Introduction Alcohol dependence is a relapsing condition resulting in significant comorbidity and subsequent use of health resources. Patients are repeatedly admitted into acute care for acute alcohol withdrawal management and stabilisation of their physical condition. Patients are frequently labelled as treatment resistant/non-compliant, despite the fact that a significant proportion of these individuals may have underlying alcohol-related brain injury (ARBI), which results in reduced capacity to understand or engage in treatment.1 Unfortunately, it is rare that assessment for ARBI is undertaken, and therefore the condition goes undetected.
Methods Patients presenting to acute care with an alcohol-related problem were assessed for risk of ARBI by the Alcohol Specialist Nurse performing a MoCA© .2 A score of <26 triggered a referral to a dedicated ARBI clinic delivered by a liaison psychiatrist. The aims of this study were to a) explore the scale of the problem, b) describe the complexity of the patient group c) provide evidence for the need and development of bespoke, integrated care pathways.
Results Eighty-nine patients were diagnosed as having ARBI (MoCA < 26) in 12 months 35 female; 57 male, with a mean age of 54 yrs (SD = 10). These patients had average of 9 hospital admissions in 5 years (range 1 to 48). Patients primary reason for admission was; 31 (46%) ALD/Cirrhosis, 21 (23%) alcohol excess (o) 13 (15%) seizure, 6 (7%) ARBI, 2 (1%) stroke and 6 (7%) other. In the previous 5 years; 50 (56%) patients had a fracture, 10 had multiple fractures and 20 had >2 grand mall seizures. Median alcohol consumption was 24 units per day (IQR = 15) at baseline and showed no statistical difference at 3 or 6 month follow-up.

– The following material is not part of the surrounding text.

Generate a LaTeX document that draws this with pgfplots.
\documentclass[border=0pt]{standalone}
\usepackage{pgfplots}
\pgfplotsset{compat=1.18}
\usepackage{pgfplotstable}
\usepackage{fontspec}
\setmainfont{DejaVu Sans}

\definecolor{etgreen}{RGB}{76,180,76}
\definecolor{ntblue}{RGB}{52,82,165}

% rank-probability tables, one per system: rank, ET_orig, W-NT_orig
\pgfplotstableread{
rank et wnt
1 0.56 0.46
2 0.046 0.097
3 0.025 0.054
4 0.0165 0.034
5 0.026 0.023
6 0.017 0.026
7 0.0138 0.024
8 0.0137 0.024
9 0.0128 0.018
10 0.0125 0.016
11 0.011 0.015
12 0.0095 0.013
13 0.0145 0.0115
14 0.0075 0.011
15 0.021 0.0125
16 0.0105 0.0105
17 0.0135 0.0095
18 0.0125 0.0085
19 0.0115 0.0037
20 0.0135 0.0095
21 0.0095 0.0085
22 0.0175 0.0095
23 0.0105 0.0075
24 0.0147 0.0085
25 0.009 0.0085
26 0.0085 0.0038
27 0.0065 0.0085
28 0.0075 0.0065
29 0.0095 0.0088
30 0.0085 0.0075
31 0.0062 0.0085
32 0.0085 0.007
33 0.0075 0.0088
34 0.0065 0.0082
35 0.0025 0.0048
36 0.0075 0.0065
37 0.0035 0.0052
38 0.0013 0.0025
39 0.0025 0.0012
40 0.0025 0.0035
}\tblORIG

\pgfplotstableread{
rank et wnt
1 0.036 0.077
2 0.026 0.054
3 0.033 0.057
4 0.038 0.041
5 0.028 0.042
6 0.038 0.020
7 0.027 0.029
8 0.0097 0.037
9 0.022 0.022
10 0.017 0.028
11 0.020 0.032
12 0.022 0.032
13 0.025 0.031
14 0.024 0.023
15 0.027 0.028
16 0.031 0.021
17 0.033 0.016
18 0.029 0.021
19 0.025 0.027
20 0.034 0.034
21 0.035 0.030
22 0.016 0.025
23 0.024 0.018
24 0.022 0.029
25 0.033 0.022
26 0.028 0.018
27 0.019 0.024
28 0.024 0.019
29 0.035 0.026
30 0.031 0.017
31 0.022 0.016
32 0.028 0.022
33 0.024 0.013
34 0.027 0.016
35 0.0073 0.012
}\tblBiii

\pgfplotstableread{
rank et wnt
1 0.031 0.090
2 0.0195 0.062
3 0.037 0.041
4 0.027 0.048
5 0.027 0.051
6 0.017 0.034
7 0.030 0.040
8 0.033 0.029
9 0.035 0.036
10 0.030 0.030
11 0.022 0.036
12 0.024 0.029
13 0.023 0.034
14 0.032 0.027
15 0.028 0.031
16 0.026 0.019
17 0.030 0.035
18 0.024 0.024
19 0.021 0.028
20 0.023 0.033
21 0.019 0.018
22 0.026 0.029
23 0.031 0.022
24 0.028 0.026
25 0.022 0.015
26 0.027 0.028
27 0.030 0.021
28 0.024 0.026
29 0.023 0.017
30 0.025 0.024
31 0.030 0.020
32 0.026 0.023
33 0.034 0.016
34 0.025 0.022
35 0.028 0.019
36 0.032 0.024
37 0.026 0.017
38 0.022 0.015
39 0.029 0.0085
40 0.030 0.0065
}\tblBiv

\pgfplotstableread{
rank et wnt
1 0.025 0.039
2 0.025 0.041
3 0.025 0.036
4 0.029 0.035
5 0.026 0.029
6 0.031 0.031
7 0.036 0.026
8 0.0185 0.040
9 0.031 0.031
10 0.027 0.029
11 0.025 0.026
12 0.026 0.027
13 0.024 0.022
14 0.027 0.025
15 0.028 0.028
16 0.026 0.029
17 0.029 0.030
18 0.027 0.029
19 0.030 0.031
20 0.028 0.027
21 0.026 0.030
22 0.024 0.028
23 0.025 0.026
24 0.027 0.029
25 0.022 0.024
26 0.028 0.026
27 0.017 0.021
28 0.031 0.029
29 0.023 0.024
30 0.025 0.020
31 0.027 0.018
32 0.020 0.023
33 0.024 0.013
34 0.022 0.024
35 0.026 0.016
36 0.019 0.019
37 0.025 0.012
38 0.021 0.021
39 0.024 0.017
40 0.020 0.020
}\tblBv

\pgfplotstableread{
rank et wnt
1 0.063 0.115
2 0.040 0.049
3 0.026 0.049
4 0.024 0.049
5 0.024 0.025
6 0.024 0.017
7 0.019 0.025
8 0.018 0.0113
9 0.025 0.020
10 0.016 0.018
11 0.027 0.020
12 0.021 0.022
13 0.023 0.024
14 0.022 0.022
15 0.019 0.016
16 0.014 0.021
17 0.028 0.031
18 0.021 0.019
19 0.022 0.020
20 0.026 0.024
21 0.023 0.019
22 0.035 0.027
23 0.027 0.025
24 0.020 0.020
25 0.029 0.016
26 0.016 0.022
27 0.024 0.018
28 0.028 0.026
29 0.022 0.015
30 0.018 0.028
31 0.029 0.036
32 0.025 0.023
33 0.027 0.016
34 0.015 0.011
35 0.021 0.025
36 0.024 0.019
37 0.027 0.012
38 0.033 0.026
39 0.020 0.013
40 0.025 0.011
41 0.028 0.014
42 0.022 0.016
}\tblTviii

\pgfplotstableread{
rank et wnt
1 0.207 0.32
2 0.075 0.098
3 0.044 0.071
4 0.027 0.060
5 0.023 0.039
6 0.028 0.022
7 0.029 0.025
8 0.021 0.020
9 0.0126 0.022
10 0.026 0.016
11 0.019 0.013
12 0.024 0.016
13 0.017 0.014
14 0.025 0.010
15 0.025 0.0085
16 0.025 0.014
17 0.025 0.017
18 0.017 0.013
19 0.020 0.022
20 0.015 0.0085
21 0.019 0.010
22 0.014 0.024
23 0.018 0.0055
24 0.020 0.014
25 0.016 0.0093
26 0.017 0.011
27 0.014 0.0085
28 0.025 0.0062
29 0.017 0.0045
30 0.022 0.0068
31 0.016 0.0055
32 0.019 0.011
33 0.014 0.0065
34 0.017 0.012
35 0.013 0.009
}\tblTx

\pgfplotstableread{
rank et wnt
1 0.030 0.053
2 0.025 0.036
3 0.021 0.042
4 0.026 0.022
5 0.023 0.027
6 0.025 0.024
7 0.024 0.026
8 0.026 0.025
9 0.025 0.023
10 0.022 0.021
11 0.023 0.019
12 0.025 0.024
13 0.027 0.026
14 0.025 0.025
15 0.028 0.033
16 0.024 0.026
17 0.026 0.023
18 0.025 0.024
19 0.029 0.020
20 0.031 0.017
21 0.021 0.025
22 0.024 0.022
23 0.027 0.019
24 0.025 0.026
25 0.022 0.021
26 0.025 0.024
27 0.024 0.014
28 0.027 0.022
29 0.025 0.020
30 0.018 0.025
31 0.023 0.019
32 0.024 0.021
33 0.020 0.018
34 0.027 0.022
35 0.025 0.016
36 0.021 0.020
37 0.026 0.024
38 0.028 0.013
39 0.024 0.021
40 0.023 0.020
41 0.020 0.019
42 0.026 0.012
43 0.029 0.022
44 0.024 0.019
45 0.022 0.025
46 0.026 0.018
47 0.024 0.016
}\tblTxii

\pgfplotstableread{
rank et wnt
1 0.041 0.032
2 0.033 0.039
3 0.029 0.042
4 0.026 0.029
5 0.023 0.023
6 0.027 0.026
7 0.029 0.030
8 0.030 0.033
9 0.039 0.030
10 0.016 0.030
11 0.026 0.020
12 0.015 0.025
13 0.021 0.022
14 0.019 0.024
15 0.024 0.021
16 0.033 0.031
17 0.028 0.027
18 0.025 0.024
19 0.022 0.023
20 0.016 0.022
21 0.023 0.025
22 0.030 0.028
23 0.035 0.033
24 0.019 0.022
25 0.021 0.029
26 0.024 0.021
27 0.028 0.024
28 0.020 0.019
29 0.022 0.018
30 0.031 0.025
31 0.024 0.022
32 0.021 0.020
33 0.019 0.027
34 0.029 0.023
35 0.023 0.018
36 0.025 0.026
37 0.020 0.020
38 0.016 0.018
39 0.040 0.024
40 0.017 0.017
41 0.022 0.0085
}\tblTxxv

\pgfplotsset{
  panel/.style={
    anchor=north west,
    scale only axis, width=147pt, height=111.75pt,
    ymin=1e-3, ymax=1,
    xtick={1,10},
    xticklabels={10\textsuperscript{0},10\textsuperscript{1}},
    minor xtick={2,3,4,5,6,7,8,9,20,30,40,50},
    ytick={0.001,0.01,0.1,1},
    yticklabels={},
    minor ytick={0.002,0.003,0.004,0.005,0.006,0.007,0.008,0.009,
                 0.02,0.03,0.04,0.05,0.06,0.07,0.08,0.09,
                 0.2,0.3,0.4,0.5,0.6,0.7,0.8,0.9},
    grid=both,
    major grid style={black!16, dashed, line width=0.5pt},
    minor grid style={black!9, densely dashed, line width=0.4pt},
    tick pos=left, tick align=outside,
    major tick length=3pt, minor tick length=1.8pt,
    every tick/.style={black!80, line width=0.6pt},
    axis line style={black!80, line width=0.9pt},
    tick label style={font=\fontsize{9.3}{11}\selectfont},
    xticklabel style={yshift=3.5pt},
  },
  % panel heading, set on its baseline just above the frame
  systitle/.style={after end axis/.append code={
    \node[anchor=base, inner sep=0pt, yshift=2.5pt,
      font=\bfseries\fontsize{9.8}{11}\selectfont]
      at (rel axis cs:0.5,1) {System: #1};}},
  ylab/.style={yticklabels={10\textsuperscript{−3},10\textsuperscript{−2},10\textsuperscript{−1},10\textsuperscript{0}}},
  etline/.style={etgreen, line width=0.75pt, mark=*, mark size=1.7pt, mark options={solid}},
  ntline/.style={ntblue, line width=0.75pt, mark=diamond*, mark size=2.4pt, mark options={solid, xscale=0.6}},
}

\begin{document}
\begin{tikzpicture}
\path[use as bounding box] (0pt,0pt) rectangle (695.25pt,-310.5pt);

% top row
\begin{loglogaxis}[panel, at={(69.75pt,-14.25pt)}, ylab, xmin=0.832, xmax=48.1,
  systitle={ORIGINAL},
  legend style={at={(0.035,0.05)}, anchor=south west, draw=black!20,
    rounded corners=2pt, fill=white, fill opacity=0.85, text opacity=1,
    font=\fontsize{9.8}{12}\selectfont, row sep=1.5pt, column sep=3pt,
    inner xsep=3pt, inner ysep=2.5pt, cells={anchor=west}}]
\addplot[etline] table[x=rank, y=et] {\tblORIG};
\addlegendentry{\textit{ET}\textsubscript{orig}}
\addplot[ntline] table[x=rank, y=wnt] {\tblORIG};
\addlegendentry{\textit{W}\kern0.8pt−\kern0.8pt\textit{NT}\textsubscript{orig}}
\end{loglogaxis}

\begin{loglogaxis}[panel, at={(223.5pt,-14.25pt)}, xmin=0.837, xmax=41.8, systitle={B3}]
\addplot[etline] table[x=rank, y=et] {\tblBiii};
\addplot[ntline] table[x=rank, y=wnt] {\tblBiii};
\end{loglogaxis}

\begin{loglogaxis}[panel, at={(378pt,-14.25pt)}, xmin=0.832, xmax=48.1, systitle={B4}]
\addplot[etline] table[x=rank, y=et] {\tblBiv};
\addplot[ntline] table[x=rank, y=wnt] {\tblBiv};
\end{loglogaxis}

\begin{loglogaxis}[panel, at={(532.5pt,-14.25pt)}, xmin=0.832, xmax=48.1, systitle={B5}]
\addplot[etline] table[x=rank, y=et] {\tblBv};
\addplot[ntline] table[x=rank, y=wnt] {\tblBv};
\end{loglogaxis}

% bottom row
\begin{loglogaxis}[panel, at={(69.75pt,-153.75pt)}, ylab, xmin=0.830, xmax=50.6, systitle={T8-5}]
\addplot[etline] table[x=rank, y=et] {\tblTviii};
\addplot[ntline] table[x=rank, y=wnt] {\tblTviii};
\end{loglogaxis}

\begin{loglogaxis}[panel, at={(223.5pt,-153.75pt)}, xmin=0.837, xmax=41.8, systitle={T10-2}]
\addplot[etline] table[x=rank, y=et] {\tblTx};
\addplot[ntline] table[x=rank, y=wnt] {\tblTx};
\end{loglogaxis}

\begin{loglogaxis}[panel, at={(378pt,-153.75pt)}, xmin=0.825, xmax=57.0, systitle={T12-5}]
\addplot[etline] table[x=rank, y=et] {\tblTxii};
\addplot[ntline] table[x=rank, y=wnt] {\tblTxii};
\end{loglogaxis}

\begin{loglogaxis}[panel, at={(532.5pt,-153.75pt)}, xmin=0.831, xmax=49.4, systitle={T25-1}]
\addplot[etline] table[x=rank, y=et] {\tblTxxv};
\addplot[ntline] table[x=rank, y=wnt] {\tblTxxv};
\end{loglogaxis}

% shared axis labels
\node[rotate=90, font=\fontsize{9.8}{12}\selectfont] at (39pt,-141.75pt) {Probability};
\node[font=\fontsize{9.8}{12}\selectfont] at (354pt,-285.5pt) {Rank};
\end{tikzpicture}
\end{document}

Conclusion Screening for ARBI results in detection of otherwise undiagnosed cognitive impairment that renders traditional alcohol treatment approaches ineffective. This group of patients have significant co-morbid conditions likely to benefit from integrated bespoke pathways of care. An acute admission should be utilised as an ideal window of opportunity to assess the patient while they are alcohol free, and plan appropriate treatment which has the potential to prevent people progressing to end stage dementia.
References 1 Wilson K. Alcohol and brain damage in adults with reference to high-risk groups. Royal College of Psychiatrists. Report number: CR185, 2014.
2 Wester AJ, Westhoff J, Kessels RPC, et al. The Montreal Cognitive Assessment (MoCA) as a measure of severity of amnesia in patients with alcohol-related cognitive impairments and Korsakoff Syndrome. Clinical Neuropsychiatry. 2013;10:131141.